§ COLLECTED MATERIAL:
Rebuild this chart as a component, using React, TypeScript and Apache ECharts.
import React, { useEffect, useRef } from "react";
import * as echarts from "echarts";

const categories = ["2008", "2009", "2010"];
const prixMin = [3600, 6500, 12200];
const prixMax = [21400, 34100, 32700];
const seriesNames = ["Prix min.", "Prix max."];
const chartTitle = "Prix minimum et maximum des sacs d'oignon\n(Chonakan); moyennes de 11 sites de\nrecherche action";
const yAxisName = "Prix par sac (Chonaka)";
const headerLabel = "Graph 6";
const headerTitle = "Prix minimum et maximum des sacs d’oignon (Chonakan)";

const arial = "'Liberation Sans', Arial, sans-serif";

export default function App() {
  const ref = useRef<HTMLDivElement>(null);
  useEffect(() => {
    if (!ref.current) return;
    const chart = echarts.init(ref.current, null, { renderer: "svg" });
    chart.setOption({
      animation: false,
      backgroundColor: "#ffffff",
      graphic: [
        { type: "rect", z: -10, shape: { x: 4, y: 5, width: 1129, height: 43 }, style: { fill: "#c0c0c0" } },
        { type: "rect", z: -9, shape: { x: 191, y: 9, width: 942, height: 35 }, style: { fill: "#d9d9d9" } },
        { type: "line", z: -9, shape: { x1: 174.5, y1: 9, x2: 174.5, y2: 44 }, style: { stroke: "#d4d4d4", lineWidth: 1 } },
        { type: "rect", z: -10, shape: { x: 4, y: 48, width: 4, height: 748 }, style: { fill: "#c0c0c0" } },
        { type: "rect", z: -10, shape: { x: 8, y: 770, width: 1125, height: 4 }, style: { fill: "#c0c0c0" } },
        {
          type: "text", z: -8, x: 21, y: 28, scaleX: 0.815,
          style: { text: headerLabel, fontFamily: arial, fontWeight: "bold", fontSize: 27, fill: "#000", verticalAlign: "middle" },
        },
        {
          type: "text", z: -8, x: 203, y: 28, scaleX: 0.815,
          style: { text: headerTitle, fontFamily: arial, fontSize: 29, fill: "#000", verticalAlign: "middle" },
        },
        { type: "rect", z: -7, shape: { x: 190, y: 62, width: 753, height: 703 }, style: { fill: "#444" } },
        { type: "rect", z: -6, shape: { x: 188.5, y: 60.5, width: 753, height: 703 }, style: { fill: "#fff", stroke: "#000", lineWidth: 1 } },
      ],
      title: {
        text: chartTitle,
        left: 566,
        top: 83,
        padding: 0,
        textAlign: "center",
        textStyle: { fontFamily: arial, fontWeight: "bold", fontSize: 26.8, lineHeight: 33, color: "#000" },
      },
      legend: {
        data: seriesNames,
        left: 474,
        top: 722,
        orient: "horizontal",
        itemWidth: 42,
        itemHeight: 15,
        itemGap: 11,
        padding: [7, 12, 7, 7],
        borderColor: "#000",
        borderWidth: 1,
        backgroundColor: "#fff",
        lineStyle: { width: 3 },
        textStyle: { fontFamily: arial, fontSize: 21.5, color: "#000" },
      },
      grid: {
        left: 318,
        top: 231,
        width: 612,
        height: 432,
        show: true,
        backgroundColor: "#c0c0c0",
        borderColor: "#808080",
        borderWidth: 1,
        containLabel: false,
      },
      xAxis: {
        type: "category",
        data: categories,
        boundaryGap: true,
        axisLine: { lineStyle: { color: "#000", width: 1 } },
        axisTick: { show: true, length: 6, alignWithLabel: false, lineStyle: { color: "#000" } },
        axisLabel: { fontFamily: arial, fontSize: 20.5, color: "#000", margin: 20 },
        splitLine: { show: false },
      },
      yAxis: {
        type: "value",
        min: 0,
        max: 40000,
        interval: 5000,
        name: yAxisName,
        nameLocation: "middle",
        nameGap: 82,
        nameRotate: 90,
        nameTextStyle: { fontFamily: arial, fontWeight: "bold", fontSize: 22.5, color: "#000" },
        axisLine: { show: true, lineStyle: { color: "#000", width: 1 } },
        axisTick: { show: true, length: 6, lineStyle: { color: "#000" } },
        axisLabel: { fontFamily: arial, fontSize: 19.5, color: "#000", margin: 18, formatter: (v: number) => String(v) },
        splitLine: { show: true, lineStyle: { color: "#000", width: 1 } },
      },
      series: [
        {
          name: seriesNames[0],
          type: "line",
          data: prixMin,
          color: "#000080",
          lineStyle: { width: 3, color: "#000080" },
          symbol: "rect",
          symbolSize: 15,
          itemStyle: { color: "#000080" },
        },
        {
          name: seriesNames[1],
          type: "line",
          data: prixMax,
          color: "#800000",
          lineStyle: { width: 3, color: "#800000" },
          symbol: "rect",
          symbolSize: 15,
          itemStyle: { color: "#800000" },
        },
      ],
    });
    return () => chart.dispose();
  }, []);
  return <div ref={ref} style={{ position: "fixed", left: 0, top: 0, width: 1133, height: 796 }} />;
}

§ TO DO: From the top of the listing above, restate each line word for word up to and including the line with "des sacs d’oignon"; add nothing else.

§ WRITTEN RESPONSE:
Rebuild this chart as a component, using React, TypeScript and Apache ECharts.
import React, { useEffect, useRef } from "react";
import * as echarts from "echarts";

const categories = ["2008", "2009", "2010"];
const prixMin = [3600, 6500, 12200];
const prixMax = [21400, 34100, 32700];
const seriesNames = ["Prix min.", "Prix max."];
const chartTitle = "Prix minimum et maximum des sacs d'oignon\n(Chonakan); moyennes de 11 sites de\nrecherche action";
const yAxisName = "Prix par sac (Chonaka)";
const headerLabel = "Graph 6";
const headerTitle = "Prix minimum et maximum des sacs d’oignon (Chonakan)";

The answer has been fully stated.